Another important factor was, as this article and many others point out, Romney’s appalling ad last week in Ohio about Chrysler and Jeep, but I think the ad’s importance went even beyond the obvious problem that it intended to perpetuate a clearly erroneous fact.  Everyone in any way connected to the auto industry knows that Chrysler could not have survived at all without its purchase by Fiat.  Everyone who is currently employed because of Chrysler’s continued existence—including employees of Chrysler’s parts suppliers—knows that there would be no Chrysler, and therefore no Jeep jobs to be sent to China, or not—were it not for the sale of Chrysler to Fiat. 

So the ad, in addition to being flatly false in suggesting that the Jeep factory in Toledo was being shuttered, made no sense.  And it made no sense in a way that everyone recognized made no sense.  The ad, although it ran only in Ohio, got lots of publicity nationwide because the auto executives’ stunned and angry refutation, and Obama’s comments in Toledo about the ad, were big political news around the country.

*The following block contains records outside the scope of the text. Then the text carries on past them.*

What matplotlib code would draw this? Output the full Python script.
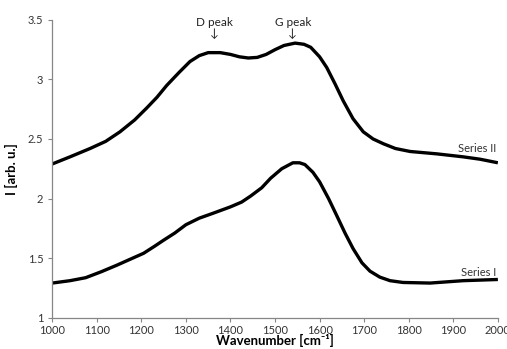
import matplotlib
matplotlib.use("Agg")
import matplotlib.pyplot as plt

plt.rcParams["font.family"] = ["Lato", "DejaVu Sans"]

# --- Data ---
wn_1 = [1000, 1040, 1075, 1110, 1145, 1175, 1205, 1230, 1250, 1275, 1300,
        1330, 1360, 1400, 1425, 1445, 1470, 1490, 1515, 1540, 1555, 1567,
        1585, 1600, 1620, 1638, 1657, 1675, 1695, 1713, 1735, 1758, 1787,
        1848, 1885, 1922, 2000]
series_1 = [1.29, 1.31, 1.335, 1.385, 1.44, 1.49, 1.54, 1.60, 1.65, 1.71, 1.78,
            1.835, 1.875, 1.93, 1.97, 2.02, 2.09, 2.17, 2.25, 2.30, 2.30, 2.285,
            2.22, 2.14, 2.00, 1.86, 1.71, 1.58, 1.46, 1.39, 1.34, 1.31, 1.295,
            1.29, 1.30, 1.31, 1.32]

wn_2 = [1000, 1040, 1085, 1120, 1152, 1185, 1212, 1235, 1257, 1285, 1309,
        1330, 1350, 1377, 1400, 1420, 1440, 1460, 1480, 1500, 1520, 1545,
        1565, 1580, 1600, 1616, 1635, 1653, 1675, 1698, 1720, 1743, 1770,
        1803, 1863, 1922, 1960, 2000]
series_2 = [2.29, 2.35, 2.42, 2.48, 2.56, 2.66, 2.76, 2.85, 2.95, 3.06, 3.15,
            3.20, 3.225, 3.225, 3.21, 3.19, 3.18, 3.185, 3.21, 3.25, 3.285, 3.305,
            3.295, 3.27, 3.19, 3.10, 2.96, 2.82, 2.67, 2.56, 2.50, 2.46, 2.42,
            2.395, 2.375, 2.35, 2.33, 2.30]

peaks = ["D peak", "G peak"]
peak_pos = [1365, 1540]

xticks = list(range(1000, 2001, 100))
yticks = [1, 1.5, 2, 2.5, 3, 3.5]

# --- Figure ---
fig = plt.figure(figsize=(5.07, 3.49), dpi=100)
ax = fig.add_axes([0.103, 0.09, 0.879, 0.853])

for wn, vals in [(wn_1, series_1), (wn_2, series_2)]:
    ax.plot(wn, vals, color="black", linewidth=2.4,
            solid_joinstyle="round", solid_capstyle="butt")

ax.text(1997, 2.37, "Series II", ha="right", va="bottom", fontsize=8, color="#333333")
ax.text(1997, 1.335, "Series I", ha="right", va="bottom", fontsize=8, color="#333333")

for name, pos in zip(peaks, peak_pos):
    ax.annotate(name + "\n\u2193", xy=(pos, 3.43), xycoords="data",
                ha="center", va="center", fontsize=8.5, color="#222222",
                annotation_clip=False, linespacing=1.0)

ax.set_xlim(1000, 2000)
ax.set_ylim(1, 3.5)
ax.set_xticks(xticks)
ax.set_yticks(yticks)
ax.set_yticklabels(["1", "1.5", "2", "2.5", "3", "3.5"])

for side in ["top", "right"]:
    ax.spines[side].set_visible(False)
for side in ["left", "bottom"]:
    ax.spines[side].set_color("#868686")
    ax.spines[side].set_linewidth(0.9)

ax.tick_params(axis="both", direction="out", length=3, width=0.8,
               color="#868686", labelsize=8, labelcolor="#333333")
ax.tick_params(axis="x", pad=2)

ax.set_xlabel("Wavenumber [cm\u207b\u00b9]", fontsize=9.5, fontweight="bold",
              labelpad=-1)
ax.set_ylabel("I [arb. u.]", fontsize=9.5, fontweight="bold", labelpad=7)

fig.savefig("out.png", dpi=100)
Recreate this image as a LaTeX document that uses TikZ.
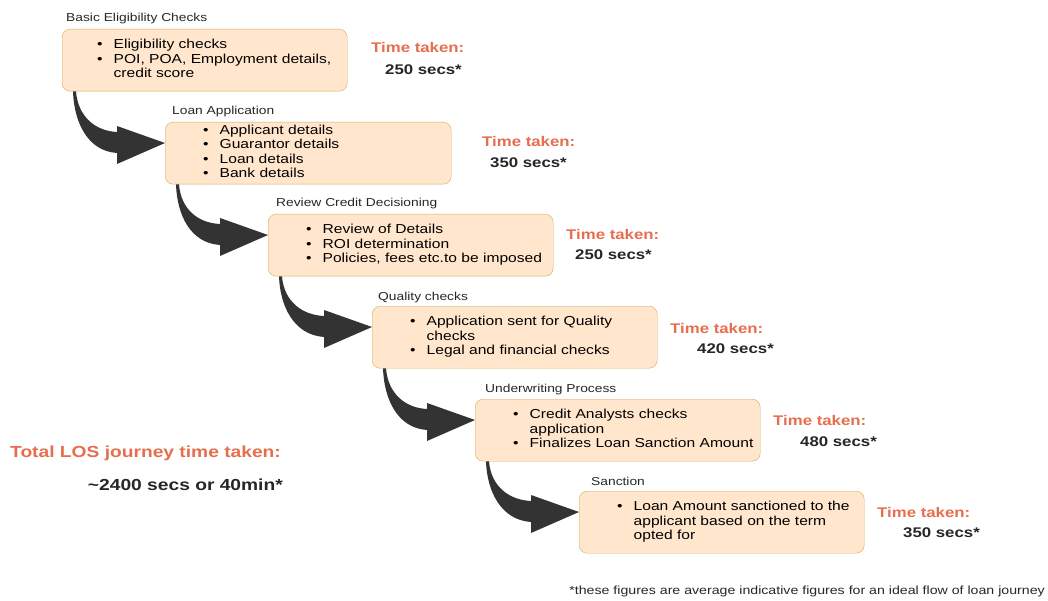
\documentclass[tikz,border=0pt]{standalone}
\usepackage{fontspec}
\setmainfont[FakeStretch=1.2]{Liberation Sans}
\usetikzlibrary{calc}

\definecolor{boxfill}{RGB}{255,230,204}
\definecolor{boxline}{RGB}{214,170,96}
\definecolor{timeorange}{RGB}{230,110,78}
\definecolor{arrowgray}{RGB}{51,51,51}

\tikzset{
	box/.style={draw=boxline, fill=boxfill, rounded corners=8pt, anchor=north west,
		minimum height=62pt, inner sep=0pt, font=\fontsize{13}{14.5}\selectfont},
	lbl/.style={anchor=base west, inner sep=0pt, font=\fontsize{11.5}{13}\selectfont, text=black!85},
	timelbl/.style={anchor=base west, inner sep=0pt, font=\fontsize{14}{16}\selectfont\bfseries, text=timeorange},
	secslbl/.style={anchor=base west, inner sep=0pt, font=\fontsize{14}{16}\selectfont\bfseries, text=black!85},
	flowfill/.style={fill=arrowgray}
}

% gebogener Blockpfeil von Kasten #1 zu Kasten #2
\newcommand{\flowarrow}[2]{%
	\fill[flowfill] ([shift={(11,0)}]#1.south west) -- ([shift={(14,0)}]#1.south west)
		.. controls +(2,25) and +(-22,-1) .. ([shift={(-48,10)}]#2.north west)
		-- ([shift={(-48,4)}]#2.north west) -- ([shift={(0,21)}]#2.north west)
		-- ([shift={(-48,42)}]#2.north west) -- ([shift={(-48,31)}]#2.north west)
		.. controls +(-30,-2) and +(1,30) .. ([shift={(11,0)}]#1.south west) -- cycle;}

\newcommand{\bitem}{\textbullet}

\begin{document}
\begin{tikzpicture}[x=1pt, y=-1pt]
	\useasboundingbox (0,0) rectangle (1048,601);

	% Kaesten
	\node[box] (b1) at (62,29) {\makebox[285pt][l]{\begin{tabular}{@{\hspace{35pt}}c@{\hspace{11pt}}l@{}}
		\bitem & Eligibility checks\\
		\bitem & POI, POA, Employment details,\\
		& credit score
	\end{tabular}}};
	\node[box] (b2) at (165,122) {\makebox[286pt][l]{\begin{tabular}{@{\hspace{38pt}}c@{\hspace{11pt}}l@{}}
		\bitem & Applicant details\\
		\bitem & Guarantor details\\
		\bitem & Loan details\\
		\bitem & Bank details
	\end{tabular}}};
	\node[box] (b3) at (268,214) {\makebox[285pt][l]{\begin{tabular}{@{\hspace{38pt}}c@{\hspace{11pt}}l@{}}
		\bitem & Review of Details\\
		\bitem & ROI determination\\
		\bitem & Policies, fees etc.to be imposed
	\end{tabular}}};
	\node[box] (b4) at (372,306) {\makebox[285pt][l]{\begin{tabular}{@{\hspace{38pt}}c@{\hspace{11pt}}l@{}}
		\bitem & Application sent for Quality\\
		& checks\\
		\bitem & Legal and financial checks
	\end{tabular}}};
	\node[box] (b5) at (475,399) {\makebox[285pt][l]{\begin{tabular}{@{\hspace{38pt}}c@{\hspace{11pt}}l@{}}
		\bitem & Credit Analysts checks\\
		& application\\
		\bitem & Finalizes Loan Sanction Amount
	\end{tabular}}};
	\node[box] (b6) at (579,491) {\makebox[285pt][l]{\begin{tabular}{@{\hspace{38pt}}c@{\hspace{11pt}}l@{}}
		\bitem & Loan Amount sanctioned to the\\
		& applicant based on the term\\
		& opted for
	\end{tabular}}};

	% Ueberschriften
	\node[lbl] (l1) at (66,22) {Basic Eligibility Checks};
	\node[lbl] (l2) at (172,115) {Loan Application};
	\node[lbl] (l3) at (276,207) {Review Credit Decisioning};
	\node[lbl] (l4) at (378,300) {Quality checks};
	\node[lbl] (l5) at (485,392) {Underwriting Process};
	\node[lbl] (l6) at (591,485) {Sanction};

	% Pfeile
	\flowarrow{b1}{b2}
	\flowarrow{b2}{b3}
	\flowarrow{b3}{b4}
	\flowarrow{b4}{b5}
	\flowarrow{b5}{b6}

	% Zeiten
	\node[timelbl] (t1) at (371,53) {Time taken:};
	\node[secslbl] (s1) at (385,75) {250 secs*};
	\node[timelbl] (t2) at (482,147) {Time taken:};
	\node[secslbl] (s2) at (490,168) {350 secs*};
	\node[timelbl] (t3) at (566,240) {Time taken:};
	\node[secslbl] (s3) at (575,260) {250 secs*};
	\node[timelbl] (t4) at (670,333) {Time taken:};
	\node[secslbl] (s4) at (697,353) {420 secs*};
	\node[timelbl] (t5) at (773,425) {Time taken:};
	\node[secslbl] (s5) at (800,446) {480 secs*};
	\node[timelbl] (t6) at (877,517) {Time taken:};
	\node[secslbl] (s6) at (903,537) {350 secs*};

	% Gesamtzeit
	\node[timelbl, font=\fontsize{16}{18}\selectfont\bfseries] (total) at (10,457) {Total LOS journey time taken:};
	\node[secslbl, anchor=base east, font=\fontsize{16}{18}\selectfont\bfseries] (totalsecs) at (283,490) {\textasciitilde2400 secs or 40min*};

	% Fussnote
	\node[lbl, anchor=base east, font=\fontsize{11.8}{13}\selectfont] (note) at (1045,594) {*these figures are average indicative figures for an ideal flow of loan journey};
\end{tikzpicture}
\end{document}
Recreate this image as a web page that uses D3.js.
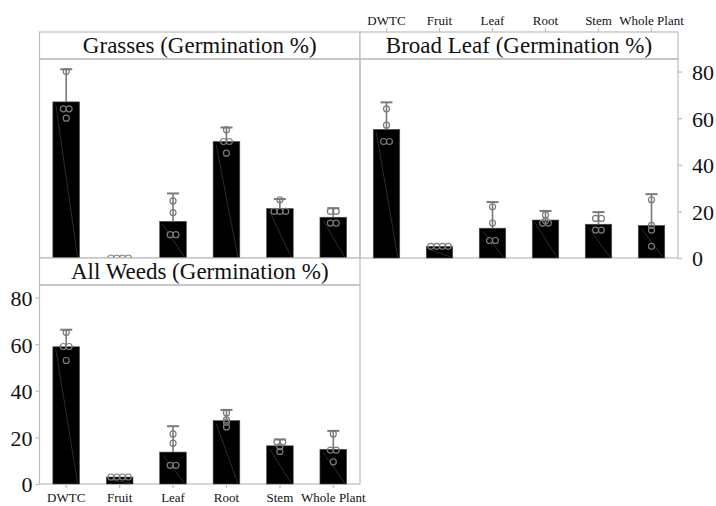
<!DOCTYPE html>
<html>
<head>
<meta charset="utf-8">
<script src="https://cdn.jsdelivr.net/npm/d3@7"></script>
<style>
  body { margin: 0; background: #fff; }
  svg { display: block; }
  svg text { font-family: "Liberation Serif", "DejaVu Serif", serif !important; fill: #111; }
</style>
</head>
<body>
<svg id="chart" width="716" height="506"></svg>
<script>
var categories = ["DWTC", "Fruit", "Leaf", "Root", "Stem", "Whole Plant"];
var yTicks = [0, 20, 40, 60, 80];

// Grasses
var grassesMean  = [67, 0, 15.75, 50, 21.25, 17.5];
var grassesUpper = [81, 0, 27.7, 56, 25.3, 21.4];
var grassesPoints = [[80, 64, 64, 60], [0, 0, 0, 0], [24.5, 19.5, 10, 10], [55, 50, 50, 45], [25, 20, 20, 20], [20, 20, 15, 15]];

// Broad leaf
var broadMean  = [55.2, 5, 12.8, 16.3, 14.5, 14];
var broadUpper = [66.8, 5, 24, 20.2, 19.7, 27.4];
var broadPoints = [[64, 57, 50, 50], [5, 5, 5, 5], [22, 15, 7.5, 7.5], [18.5, 15, 15, 16], [17, 17, 12, 12], [25, 14, 12, 5]];

// All weeds
var allMean  = [58.9, 3, 13.7, 27.2, 16.4, 14.9];
var allUpper = [66.2, 3, 24.8, 31.8, 19.1, 22.8];
var allPoints = [[65, 59, 59, 53], [3, 3, 3, 3], [21.5, 17.5, 8, 8], [30.5, 27.5, 26.5, 24.5], [18, 18, 16, 14], [21.5, 14.5, 14.5, 9.5]];

var svg = d3.select("#chart");
var serif = "'Liberation Serif', 'DejaVu Serif', serif";
var border = "#bdbdbd", errColor = "#7a7a7a";
var stripH = 27, plotH = 199;

var panels = [
  {title: "Grasses (Germination %)", mean: grassesMean, upper: grassesUpper, points: grassesPoints, x0: 39.5, x1: 360, top: 32},
  {title: "Broad Leaf (Germination %)", mean: broadMean, upper: broadUpper, points: broadPoints, x0: 360, x1: 678, top: 32},
  {title: "All Weeds (Germination %)", mean: allMean, upper: allUpper, points: allPoints, x0: 39.5, x1: 360, top: 258}
];

panels.forEach(function(p) {
  var plotTop = p.top + stripH, plotBottom = plotTop + plotH;
  var x = d3.scaleBand().domain(categories).range([p.x0, p.x1]).paddingInner(0.5).paddingOuter(0.25);
  var y = d3.scaleLinear().domain([0, 85.4]).range([plotBottom, plotTop]);
  p.x = x; p.y = y;

  var g = svg.append("g").attr("class", "panel");

  // strip
  g.append("rect").attr("x", p.x0).attr("y", p.top).attr("width", p.x1 - p.x0).attr("height", stripH)
    .attr("fill", "#fff").attr("stroke", border).attr("stroke-width", 1.2);
  g.append("text").attr("x", (p.x0 + p.x1) / 2).attr("y", p.top + 21)
    .attr("text-anchor", "middle").style("font-family", serif).style("font-size", "23px").text(p.title);

  // plot frame
  g.append("rect").attr("x", p.x0).attr("y", plotTop).attr("width", p.x1 - p.x0).attr("height", plotH)
    .attr("fill", "none").attr("stroke", border).attr("stroke-width", 1.2);

  categories.forEach(function(d, k) {
    var s = g.append("g").attr("class", "bar");
    var cx = x(d) + x.bandwidth() / 2;

    s.append("rect")
      .attr("x", x(d)).attr("y", y(p.mean[k]))
      .attr("width", x.bandwidth()).attr("height", y(0) - y(p.mean[k]))
      .attr("fill", "#000").attr("stroke", "#555").attr("stroke-width", 0.6);

    // faint diagonal inside bars
    if (p.mean[k] > 2) {
      s.append("line")
        .attr("x1", x(d) + 3).attr("y1", y(p.mean[k]) + 3)
        .attr("x2", x(d) + x.bandwidth() - 2).attr("y2", y(0) - 1)
        .attr("stroke", "#4a4a4a").attr("stroke-width", 0.6);
    }

    // error bar
    if (p.upper[k] > p.mean[k]) {
      s.append("line").attr("x1", cx).attr("x2", cx).attr("y1", y(p.mean[k])).attr("y2", y(p.upper[k]))
        .attr("stroke", errColor).attr("stroke-width", 1.6);
      s.append("line").attr("x1", cx - 6).attr("x2", cx + 6).attr("y1", y(p.upper[k])).attr("y2", y(p.upper[k]))
        .attr("stroke", errColor).attr("stroke-width", 2);
    }

    // replicate points, spread side by side when equal
    d3.groups(p.points[k], function(v) { return v; }).forEach(function(gr) {
      var n = gr[1].length;
      gr[1].forEach(function(v, j) {
        s.append("circle").attr("cx", cx + (j - (n - 1) / 2) * 5.8).attr("cy", y(v)).attr("r", 3)
          .attr("fill", "none").attr("stroke", errColor).attr("stroke-width", 1.2);
      });
    });
  });
});

function styleAxis(a, size) {
  a.attr("font-family", serif);
  a.select(".domain").remove();
  a.selectAll(".tick line").attr("stroke", border).attr("stroke-width", 1.2);
  a.selectAll(".tick text").style("font-family", serif).style("font-size", size).attr("fill", "#111");
}

// right y axis for top row
var ar = svg.append("g").attr("transform", "translate(678,0)")
  .call(d3.axisRight(panels[1].y).tickValues(yTicks).tickSize(4).tickPadding(10));
styleAxis(ar, "22px");
ar.selectAll(".tick text").attr("dy", "0.36em");

// left y axis for bottom panel
var al = svg.append("g").attr("transform", "translate(39.5,0)")
  .call(d3.axisLeft(panels[2].y).tickValues(yTicks).tickSize(4).tickPadding(3));
styleAxis(al, "22px");
al.selectAll(".tick text").attr("dy", "0.36em");

// top x axis for broad leaf
var at = svg.append("g").attr("transform", "translate(0,32)")
  .call(d3.axisTop(panels[1].x).tickSize(4).tickPadding(3));
styleAxis(at, "13px");

// bottom x axis for all weeds
var ab = svg.append("g").attr("transform", "translate(0," + (258 + stripH + plotH) + ")")
  .call(d3.axisBottom(panels[2].x).tickSize(4).tickPadding(5));
styleAxis(ab, "13px");
</script>
</body>
</html>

The only conceivable reason that the Romney campaign gambled by putting out an ad that so obviously could backfire exactly as it did is that they already knew they were losing in Ohio and were willing to try, literally, anything.

These two factors, the hurricane and the Toledo Jeep factory, both of them coming in the closing ten days of the campaign, actually summed up the Romney campaign: mendacity as its prime modus operandi,and Tea Party ideology, both of which depend upon a concerted removal from the fact-based world.  

I suspect that it will be a long time before another Republican presidential nominee tries either of these.  At least until he or she is inaugurated.